Records with drawing code:
+===+
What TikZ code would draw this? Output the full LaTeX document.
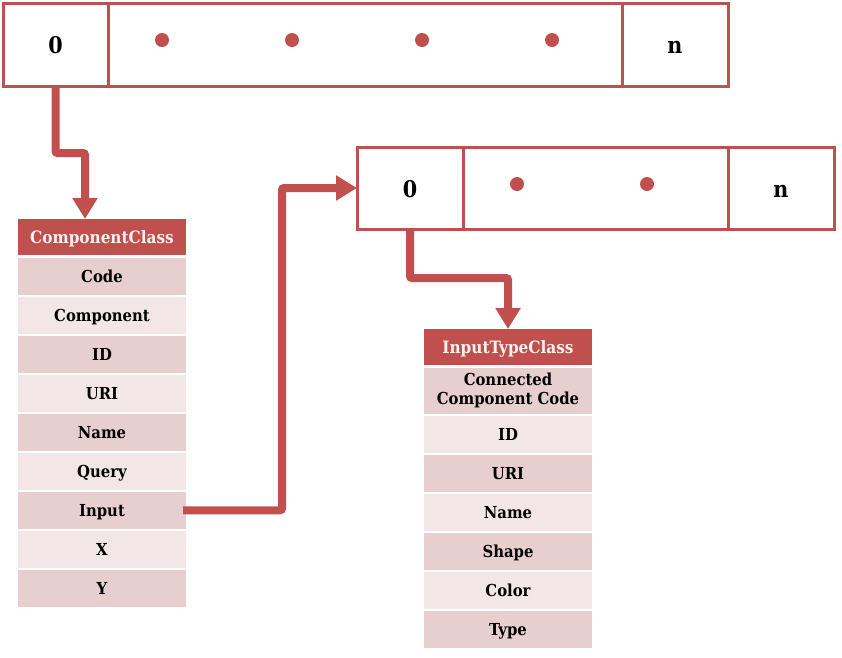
\documentclass[tikz,border=0pt]{standalone}
\usepackage{fontspec}
\setmainfont{DejaVuSerifCondensed}[Extension=.ttf,BoldFont=DejaVuSerifCondensed-Bold]
\usetikzlibrary{arrows.meta,positioning,calc}
\definecolor{red1}{HTML}{C0504D}
\definecolor{rowA}{HTML}{E8CFCF}
\definecolor{rowB}{HTML}{F2E6E6}
\definecolor{hdtxt}{HTML}{FDF2F2}
\begin{document}
\begin{tikzpicture}[x=1pt,y=-1pt,
  cell/.style={draw=red1,line width=3pt,inner sep=0pt,outer sep=0pt,anchor=north west,
    text height=18pt,text depth=0pt,font=\fontsize{23}{27}\selectfont\bfseries},
  dot/.style={circle,fill=red1,inner sep=0pt,minimum size=14pt},
  hdr/.style={fill=red1,text=hdtxt,inner sep=0pt,outer sep=0pt,anchor=north west,
    text height=16pt,text depth=4pt,
    minimum width=168pt,minimum height=36pt,font=\fontsize{17}{20}\selectfont\bfseries},
  rowa/.style={fill=rowA,inner sep=0pt,outer sep=0pt,anchor=north west,
    text height=16pt,text depth=4pt,
    minimum width=168pt,minimum height=37.5pt,font=\fontsize{16.5}{19}\selectfont\bfseries,align=center},
  rowb/.style={rowa,fill=rowB},
  arr/.style={draw=red1,line width=8pt,rounded corners=2pt,-{Triangle[length=21pt,width=24pt]}}
]
\useasboundingbox (0,0) rectangle (842,657);

% top array
\node[cell,minimum width=105pt,minimum height=83pt] (a0) at (3,3) {0};
\node[cell,minimum width=514pt,minimum height=83pt] (am) at (108,3) {};
\node[cell,minimum width=106pt,minimum height=83pt] (an) at (622,3) {n};
\node[dot] (d1) at (162,40) {};
\node[dot] (d2) at (292,40) {};
\node[dot] (d3) at (422,40) {};
\node[dot] (d4) at (552,40) {};

% second array
\node[cell,minimum width=106pt,minimum height=82pt] (b0) at (357,147) {0};
\node[cell,minimum width=265pt,minimum height=82pt] (bm) at (463,147) {};
\node[cell,minimum width=106pt,minimum height=82pt] (bn) at (728,147) {n};
\node[dot] (e1) at (517,184) {};
\node[dot] (e2) at (647,184) {};

% ComponentClass table
\node[hdr] (t1h) at (18,219) {ComponentClass};
\node[rowa] (t1r1) at (18,257.5) {Code};
\node[rowb] (t1r2) at (18,296.5) {Component};
\node[rowa] (t1r3) at (18,335.5) {ID};
\node[rowb] (t1r4) at (18,374.5) {URI};
\node[rowa] (t1r5) at (18,413.5) {Name};
\node[rowb] (t1r6) at (18,452.5) {Query};
\node[rowa] (t1r7) at (18,491.5) {Input};
\node[rowb] (t1r8) at (18,530.5) {X};
\node[rowa] (t1r9) at (18,569.5) {Y};

% InputTypeClass table
\node[hdr] (t2h) at (424,329) {InputTypeClass};
\node[rowa,text height=,text depth=,minimum height=46.5pt,font=\fontsize{16.5}{19}\selectfont\bfseries] (t2r1) at (424,367.5) {Connected\\Component Code};
\node[rowb] (t2r2) at (424,415.5) {ID};
\node[rowa] (t2r3) at (424,454.5) {URI};
\node[rowb] (t2r4) at (424,493.5) {Name};
\node[rowa] (t2r5) at (424,532.5) {Shape};
\node[rowb] (t2r6) at (424,571.5) {Color};
\node[rowa] (t2r7) at (424,610.5) {Type};

% connectors
\draw[arr] (a0.south) -- ++(0,67) -| ([xshift=-17pt]t1h.north);
\draw[arr] ([xshift=-3pt]t1r7.east) -| ([xshift=-75pt]b0.west) -- (b0.west);
\draw[arr] (b0.south) -- ++(0,49) -| (t2h.north);
\end{tikzpicture}
\end{document}
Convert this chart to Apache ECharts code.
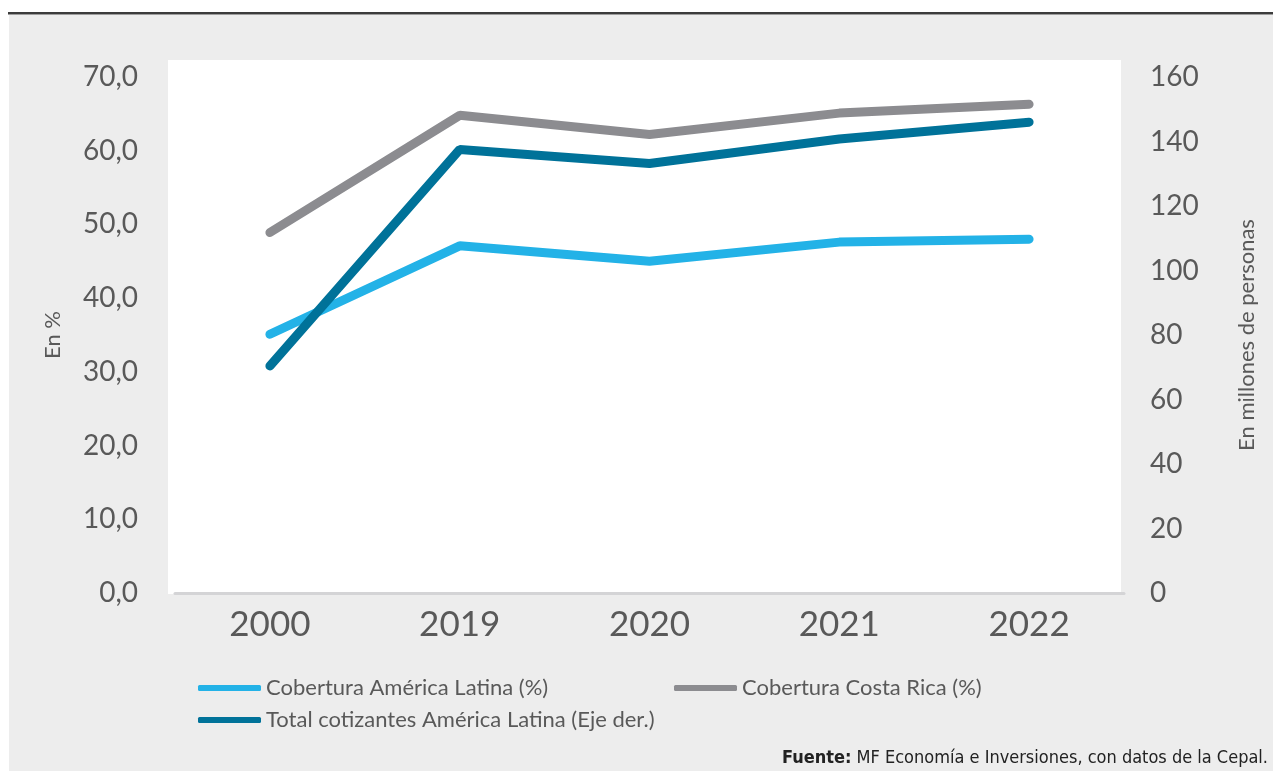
<!DOCTYPE html>
<html><head><meta charset="utf-8">
<script src="https://cdn.jsdelivr.net/npm/echarts@6/dist/echarts.min.js"></script>
<style>html,body{margin:0;padding:0;background:#fff;}#c{width:1273px;height:771px;}</style>
</head><body><div id="c"></div>
<script>
var years = ['2000','2019','2020','2021','2022'];
var coberturaAL = [35.1, 47.1, 45.0, 47.6, 48.0];
var coberturaCR = [48.9, 64.8, 62.2, 65.1, 66.3];
var cotizantesAL = [70.4, 137.5, 133.2, 140.8, 146.0];
var leftTicks = {min:0, max:70, interval:10};
var rightTicks = {min:0, max:160, interval:20};
var names = ['Cobertura América Latina (%)','Cobertura Costa Rica (%)','Total cotizantes América Latina (Eje der.)'];
var colors = ['#23B2E7','#8C8C90','#007299'];

var FONT = 'Lato';
var NARROW = "'Liberation Sans Narrow','DejaVu Sans Condensed','Roboto',sans-serif";
var TXT = '#595959';
var chart = echarts.init(document.getElementById('c'), null, {renderer:'canvas'});
function legend(idx, left, top){
  return {show:true, data:[names[idx]], left:left, top:top, icon:'roundRect', itemWidth:63, itemHeight:6,
    itemGap:0, textStyle:{fontFamily:FONT, fontSize:22, color:TXT, padding:[0,0,0,0]}, selectedMode:false};
}
chart.setOption({
  backgroundColor:'#fff',
  animation:false,
  graphic:[
    {type:'rect', shape:{x:9, y:15, width:1264, height:756}, style:{fill:'#EDEDED'}, z:-10, silent:true},
    {type:'rect', shape:{x:8, y:12, width:1265, height:2.5}, style:{fill:'#3C3C3C'}, z:-9, silent:true},
    {type:'rect', shape:{x:168, y:60, width:953, height:534}, style:{fill:'#FFFFFF'}, z:-8, silent:true},
    {type:'text', right:5, top:749, style:{rich:{b:{fontFamily:NARROW, fontWeight:'bold', fontSize:18, fill:'#222'}, n:{fontFamily:NARROW, fontSize:18, fill:'#222'}}, text:'{b|Fuente:}{n| MF Economía e Inversiones, con datos de la Cepal.}'}}
  ],
  legend:[legend(0,193,672), legend(1,669,672), legend(2,193,704)],
  grid:{left:175, right:149, top:77, bottom:178, containLabel:false},
  xAxis:{type:'category', data:years, boundaryGap:true,
    axisLine:{show:true, lineStyle:{color:'#D4D4D6', width:3}},
    axisTick:{show:false},
    axisLabel:{fontFamily:FONT, fontSize:35, color:TXT, margin:14}},
  yAxis:[
    {type:'value', min:leftTicks.min, max:leftTicks.max, interval:leftTicks.interval, position:'left',
     splitLine:{show:false}, axisLine:{show:false}, axisTick:{show:false},
     axisLabel:{fontFamily:FONT, fontSize:28, color:TXT, margin:37, formatter:function(v){return v.toFixed(1).replace('.',',');}},
     name:'En %', nameLocation:'middle', nameGap:111, nameTextStyle:{fontFamily:FONT, fontSize:22, color:TXT}},
    {type:'value', min:rightTicks.min, max:rightTicks.max, interval:rightTicks.interval, position:'right',
     splitLine:{show:false}, axisLine:{show:false}, axisTick:{show:false},
     axisLabel:{fontFamily:FONT, fontSize:28, color:TXT, margin:26},
     name:'En millones de personas', nameLocation:'middle', nameGap:112, nameTextStyle:{fontFamily:FONT, fontSize:22, color:TXT}}
  ],
  series:[
    {name:names[0], type:'line', data:coberturaAL, yAxisIndex:0, symbol:'none', color:colors[0], lineStyle:{width:9, cap:'round', color:colors[0]}, z:2},
    {name:names[1], type:'line', data:coberturaCR, yAxisIndex:0, symbol:'none', color:colors[1], lineStyle:{width:9, cap:'round', color:colors[1]}, z:2},
    {name:names[2], type:'line', data:cotizantesAL, yAxisIndex:1, symbol:'none', color:colors[2], lineStyle:{width:9, cap:'round', color:colors[2]}, z:3}
  ]
});
</script></body></html>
+===+
Above are some records; quote exactly and only the lines that begin at the line containing "Convert this chart to Apache ECharts code." and stop after the line containing "var colors = ['#23B2E7','#8C8C90','#007299'];", leaving out the pictures.

Convert this chart to Apache ECharts code.
<!DOCTYPE html>
<html><head><meta charset="utf-8">
<script src="https://cdn.jsdelivr.net/npm/echarts@6/dist/echarts.min.js"></script>
<style>html,body{margin:0;padding:0;background:#fff;}#c{width:1273px;height:771px;}</style>
</head><body><div id="c"></div>
<script>
var years = ['2000','2019','2020','2021','2022'];
var coberturaAL = [35.1, 47.1, 45.0, 47.6, 48.0];
var coberturaCR = [48.9, 64.8, 62.2, 65.1, 66.3];
var cotizantesAL = [70.4, 137.5, 133.2, 140.8, 146.0];
var leftTicks = {min:0, max:70, interval:10};
var rightTicks = {min:0, max:160, interval:20};
var names = ['Cobertura América Latina (%)','Cobertura Costa Rica (%)','Total cotizantes América Latina (Eje der.)'];
var colors = ['#23B2E7','#8C8C90','#007299'];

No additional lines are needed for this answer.